Kucharlapatiaparna
3 min readMay 9, 2023

GRADIENT DESCENT
Gradient descent is an iterative optimization algorithm used to find local minima of a differentiable function(cost function),in simple it is a simple algorithm to find minimum of a convex function.

The more the cost is minimized more the machine will be able to make good predictions.
Gradient Descent can be applied to many machine and deep learning algorithms including linear regression, lohistic regression,
neural networks etc.

Cost function:
The cost function or loss function is the function that has to be minimized or maximized by varying the decision variables.
It measures how well the model fits the training data and is defined based on the difference between the predicted and actual values.
Properties of cost function:
1) It is continuous.
2) It is convex function.

  • Local minima:

The point in a curve which is minimum when compared to its preceding and succeeding points is called local minima.

  • Global minima:

The point which is minimum when compared to all points in the curve is called global minima.

In gradient descent we use this local and global minima in order to decrease the loss function.

  • Why Gradient Descent:
    As we know that we use gradient descent algorithm to minimize the cost function i.e. minimizing the parameters/coefficients a,b,c etc.,
    that gives least errors in order to predict accurate results of target variable for unseen data.
  • How it works:
    1) Randomly pick a point xi.
    2) compute xi+1 such that xi+1 is closer to x optimizer.
    xi+1 = xi — something
    3) Repeat step-2 until convergence.

Types of Gradient Descent

  • Batch Gradient Descent:
    It uses entire dataset to compute the cost function which minimize the error, as we use entire dataset so the computation
    is very slow and it is not suitable for large datasets only suitable for smaller datasets.
    To overcome this problem we use Stochastic Gradient descent and mini Batch Gradient descent.
  • Stochastic Gradient descent:
    Stochastic means a system or process based on probability.
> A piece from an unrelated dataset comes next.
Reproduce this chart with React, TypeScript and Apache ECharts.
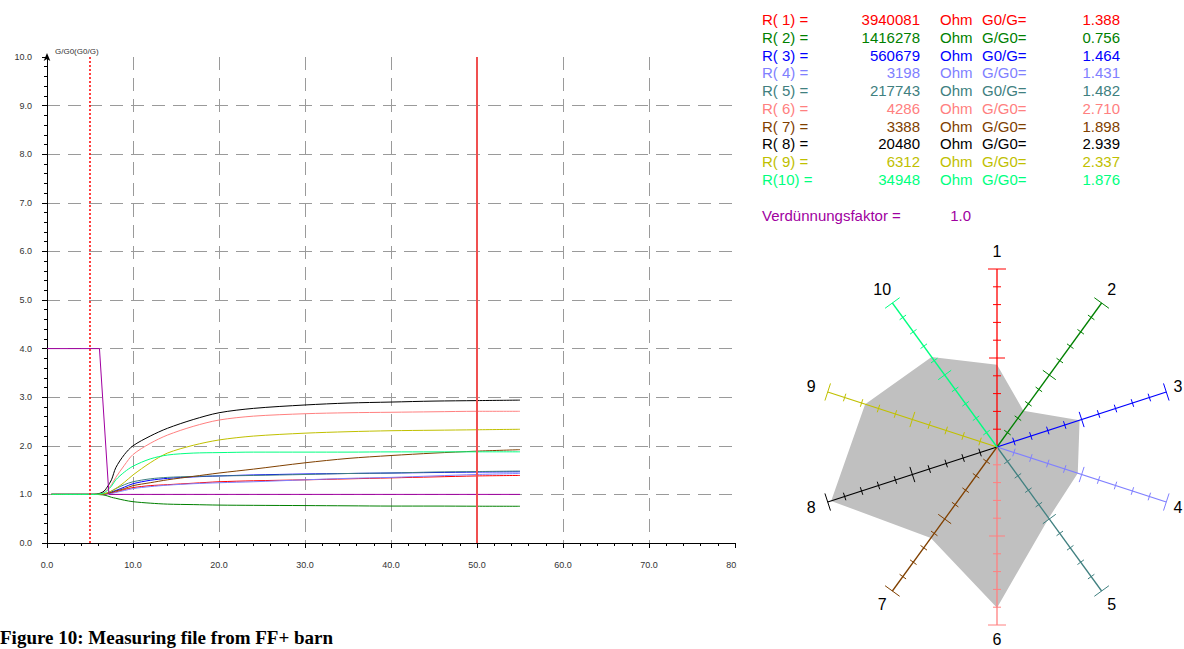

In SGD, a few samples selected randomly instead of the whole data set for each iteration. It uses only a single sample, i.e., a batch size of one, to perform each iteration.
    The sample is randomly shuffled and selected for performing the iteration.

SGD is more faster to compute, it is Memory efficient and can handle large datasets that cannot fit into memory.
Due to the noisy updates in SGD, it has ability to escape from local minima and converge to a global minimum.

* Drawback of SGD is noisy and have a high variance, which makes the optimization process less stable.
* SGD require more iterations to converge since it updates the parameters for each training example one at a time.
* Due to noisy updates, SGD may not converge to the exact global minimum and can result in suboptimal solution.

  • Mini Batch Gradient Descent:
    It is a combination of both Batch and stochastic gradient descent. It separates the training dataset into several minibatches and then it performs computation.
    Size of the batch varies based on the training dataset i.e., it is suitable for large datasets with a lesser number of iterations.